GIVEN INFORMATION:
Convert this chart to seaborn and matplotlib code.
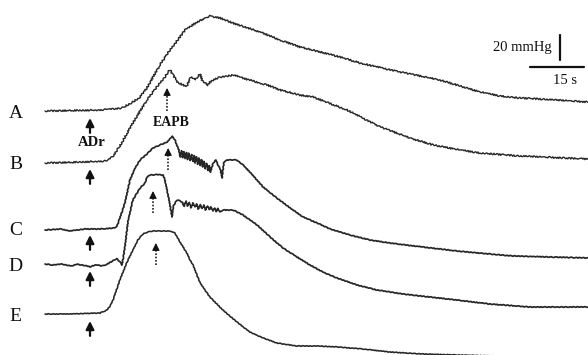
import matplotlib
matplotlib.use("Agg")
import matplotlib.pyplot as plt
import pandas as pd
import seaborn as sns

# Arterial pressure recordings: time (s) and change from baseline (mmHg)
a_time = [0, 6.9, 15.3, 21.4, 24.4, 26.4, 28.3, 31.9, 34.7, 37.5, 38.9, 42.2, 45.8, 48.6,
          52.2, 59.7, 65.3, 70.8, 74.4, 81.9, 87.5, 98.6, 109.7, 120.8, 126.4, 131.9,
          137.5, 150.8]
a_mmhg = [0, 0.4, 0.8, 2.4, 7.2, 11.2, 18.4, 36.8, 48.8, 59.2, 64.8, 71.2, 76.0, 74.4,
          70.4, 63.2, 56.8, 51.2, 48.8, 43.2, 38.4, 31.2, 24.8, 15.2, 12.0, 10.4,
          9.6, 7.2]

b_time = [0, 9.7, 17.2, 18.9, 20.8, 24.4, 28.3, 31.9, 33.3, 34.2, 34.7, 35.6, 36.7, 38.3,
          39.4, 40.3, 40.8, 41.7, 42.5, 43.1, 43.6, 44.4, 45.3, 45.8, 46.7, 48.6, 50.8,
          52.8, 54.7, 56.9, 59.7, 61.7, 65.3, 70.8, 74.4, 83.9, 93.1, 101.4, 107.8,
          115.3, 120.8, 131.9, 150.8]
b_mmhg = [-0.8, 0, 0.8, 4.8, 12.8, 31.2, 49.6, 63.2, 68.0, 72.0, 73.6, 69.6, 64.0, 61.6,
          60.8, 67.2, 68.0, 65.6, 68.8, 70.4, 65.6, 63.2, 61.6, 64.0, 65.6, 68.0, 68.8,
          69.6, 67.2, 65.6, 63.2, 61.6, 57.6, 53.6, 52.0, 41.6, 28.0, 19.2, 13.6,
          9.6, 7.2, 4.8, 2.4]

c_time = [0, 4.2, 6.9, 11.1, 15.3, 19.4, 20.0, 20.8, 22.2, 23.6, 25.0, 26.4, 28.3, 30.0,
          31.9, 33.9, 34.7, 35.3, 36.1, 36.9,
          37.2, 37.55, 37.9, 38.25, 38.6, 38.95, 39.3, 39.65, 40.0, 40.35, 40.7, 41.05,
          41.4, 41.75, 42.1, 42.45, 42.8, 43.15, 43.5, 43.85, 44.2, 44.55, 44.9, 45.25,
          45.6, 45.95,
          46.7, 47.5, 48.1, 48.6, 49.2, 49.7, 50.6, 53.3, 55.0, 56.9, 60.6, 64.4, 68.1,
          71.7, 75.6, 79.2, 84.7, 90.3, 95.8, 105.0, 114.4, 123.6, 130.0, 140.3, 150.8]
c_mmhg = [-1.6, -0.8, -2.4, -0.8, -0.8, 0, 1.6, 8.0, 20.0, 38.4, 48.0, 54.4, 59.2, 64.0,
          66.4, 68.8, 71.2, 73.6, 70.4, 64.0,
          62.4, 56.8, 61.8, 56.2, 61.0, 55.6, 60.4, 54.8, 59.8, 54.0, 58.8, 53.2,
          58.0, 52.0, 57.0, 51.0, 56.0, 50.0, 54.6, 48.8, 53.2, 47.4, 51.6, 46.0,
          50.0, 44.6,
          52.0, 54.4, 49.6, 48.0, 40.0, 52.8, 54.4, 54.4, 50.4, 44.8, 32.8, 24.0, 16.0,
          8.8, 4.0, -0.8, -5.6, -9.6, -12.0, -15.2, -18.4, -20.8, -22.4, -23.2, -24.0]

d_time = [0, 2.2, 4.2, 6.1, 7.5, 8.9, 10.6, 12.5, 14.4, 15.8, 17.2, 18.9, 20.0, 20.6,
          21.4, 22.2, 23.1, 24.4, 26.4, 27.8, 28.3, 29.2, 31.1, 32.8, 33.3, 33.9, 34.7,
          35.3, 35.6, 36.1, 36.7, 37.5,
          38.1, 38.6, 39.1, 39.6, 40.1, 40.6, 41.1, 41.6, 42.1, 42.6, 43.1, 43.6, 44.1,
          44.6, 45.1, 45.6, 46.1, 46.6, 47.1, 47.6, 48.1, 48.6, 49.4,
          51.4, 52.2, 55.0, 58.9, 62.5, 66.1, 70.0, 73.6, 77.2, 81.1, 86.7, 92.2, 99.4,
          106.9, 114.4, 123.6, 134.7, 150.8]
d_mmhg = [0, -0.8, 0, -1.0, -1.6, -0.2, -1.0, -2.2, -0.6, -1.6, -0.2, 2.6, 4.2, 2.4,
          -0.8, 13.6, 35.2, 51.2, 60.8, 64.8, 69.6, 71.2, 71.6, 71.2, 67.2, 59.2, 47.2,
          37.6, 45.6, 48.8, 51.2, 50.4,
          49.6, 46.0, 50.4, 46.4, 49.2, 45.0, 48.8, 45.6, 48.0, 44.0, 47.6, 44.4, 47.2,
          43.2, 46.4, 43.6, 45.6, 42.4, 44.8, 42.0, 44.4, 41.6, 43.2,
          43.2, 43.2, 39.2, 31.2, 21.6, 12.8, 5.6, -0.8, -6.4, -11.2, -16.8, -20.8, -24.0,
          -26.4, -28.8, -32.0, -34.4, -34.4]

e_time = [0, 6.9, 15.3, 17.2, 18.1, 18.9, 20.8, 22.8, 24.4, 25.8, 27.2, 28.6, 30.0, 31.9,
          34.7, 36.1, 36.7, 37.5, 39.4, 40.3, 41.1, 42.2, 43.1, 45.8, 49.4, 53.3, 56.9,
          60.6, 64.4, 70.0, 75.6, 81.1, 88.3, 95.8, 105.0, 114.4, 130.0, 150.8]
e_mmhg = [0, 0, 0.8, 3.2, 6.4, 11.2, 27.2, 41.6, 51.2, 59.2, 64.0, 65.6, 66.4, 66.4,
          66.4, 64.8, 61.6, 57.6, 48.8, 43.2, 39.2, 31.2, 24.8, 13.6, 3.2, -6.4, -14.4,
          -19.2, -23.2, -25.6, -25.6, -26.4, -28.0, -30.4, -32.0, -32.8, -34.0, -35.2]

trace_names = ["A", "B", "C", "D", "E"]
scale_seconds = 15
scale_mmhg = 20

series = {
    "A": (a_time, a_mmhg),
    "B": (b_time, b_mmhg),
    "C": (c_time, c_mmhg),
    "D": (d_time, d_mmhg),
    "E": (e_time, e_mmhg),
}
# vertical stacking of the traces on the page (mmHg units)
offsets = {"A": 0.0, "B": -40.8, "C": -93.6, "D": -122.4, "E": -162.4}
widths = {"A": 1.0, "B": 1.0, "C": 1.25, "D": 1.25, "E": 1.15}
ripple = {"A": (0.8, 3.0, 2.0), "B": (0.8, 3.0, 2.0), "C": (0.35, 4.0, 2.0),
          "D": (0.35, 4.0, 2.0), "E": (0.3, 4.0, 2.0)}

sns.set_theme(style="white")
plt.rcParams["font.family"] = ["Liberation Serif", "DejaVu Serif"]

fig = plt.figure(figsize=(5.88, 3.55), dpi=100)
ax = fig.add_axes([0, 0, 1, 1])
ink = "#262626"

for name in trace_names:
    t, p = series[name]
    df = pd.DataFrame({"time": t, "pressure": [v + offsets[name] for v in p]})
    sns.lineplot(data=df, x="time", y="pressure", ax=ax, sort=False, estimator=None,
                 color=ink, linewidth=widths[name])
    ax.lines[-1].set_sketch_params(*ripple[name])
    ax.text(-8.1, offsets[name] - 2.2, name, fontsize=14, ha="center", va="center",
            color="#111111")

# stimulus markers (solid arrows) under each baseline
for name in trace_names:
    base = offsets[name]
    ax.annotate("", xy=(12.5, base - 5.6), xytext=(12.5, base - 17.5),
                arrowprops=dict(arrowstyle="-|>", color="#111111", lw=1.6,
                                mutation_scale=12, shrinkA=0, shrinkB=0))

# dotted arrows marking the pressor peak
peak_marks = [(33.9, 18.4, 0.4), (34.2, -29.6, -47.2), (30.0, -64.0, -81.6),
              (30.8, -105.6, -123.2)]
for x, tip, tail in peak_marks:
    ax.plot([x, x], [tail, tip - 4.0], color="#222222", lw=1.2, ls=(0, (1, 1)))
    ax.annotate("", xy=(x, tip), xytext=(x, tip - 5.0),
                arrowprops=dict(arrowstyle="-|>", color="#111111", lw=0.8,
                                mutation_scale=11, shrinkA=0, shrinkB=0))

ax.text(13.1, -25.2, "ADr", fontsize=10.5, fontweight="bold", ha="center", va="center",
        color="#111111")
ax.text(35.0, -9.2, "EAPB", fontsize=10, fontweight="bold", ha="center", va="center",
        color="#111111")

# calibration bars
ax.plot([143.1, 143.1], [40.8, 40.8 + scale_mmhg], color="#111111", lw=1.6)
ax.plot([134.7, 134.7 + scale_seconds], [35.2, 35.2], color="#111111", lw=1.6)
ax.text(140.8, 50.4, f"{scale_mmhg} mmHg", fontsize=10.5, ha="right", va="center",
        color="#111111")
ax.text(144.4, 24.8, f"{scale_seconds} s", fontsize=10.5, ha="center", va="center",
        color="#111111")

ax.set_xlim(-12.5, 150.83)
ax.set_ylim(-195.2, 88.8)
ax.set_axis_off()
fig.savefig("out.png", dpi=100, facecolor="white")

YOUR GOAL:
Exactly reproduce the run of lines from the start of the listing through the line with "import seaborn as sns", inclusive; pictures are not copied.

ANSWER TO THIS TASK:
Convert this chart to seaborn and matplotlib code.
import matplotlib
matplotlib.use("Agg")
import matplotlib.pyplot as plt
import pandas as pd
import seaborn as sns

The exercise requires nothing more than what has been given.